Tinybird also includes an observability layer on both Data Sources and published endpoints, and in true Tinybird fashion these are implemented themselves as Tinybird Data Sources, so they can be queried over and published as APIs in the same manner as the data you ingest through their native connectors.
Ideal use cases
Tinybird is focused on helping developers build applications on top of large datasets. As such, they find themselves supporting a wide range of use cases. Any scenario that involves publishing endpoints on streaming data – especially where that data must be transformed, materialized, or enriched with dimensional data on the fly – is a good fit. That could range from ITOps, to dynamically personalizing user experiences, to realtime stock or crypto trading, to log analytics, and much more.

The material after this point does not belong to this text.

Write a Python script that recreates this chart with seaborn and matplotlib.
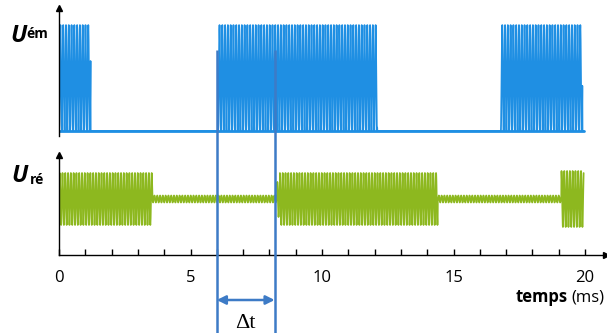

While the platform is geared toward developers, even those who span that developer/business boundary are likely to get value from the service. After all, SQL is a commonly understood language, and REST-based tooling to help turn APIs into actionable data or dashboard views is more accessible these days.
Optimizing things, particularly if complex data models are being used or trying to minimize execution costs of running analytics over terabytes of data, will take some more engineering expertise, but Tinybird’s support team is also useful here even for businesses or individual developers without data engineering support.
Tinybird recognizes the challenge of shifting from a transactional, batch-centric mindset to an analytical, real-time approach. But they’re doing their best to make it incredibly comfortable for developers of all stripes to build faster analytical APIs – and with faster development cycles.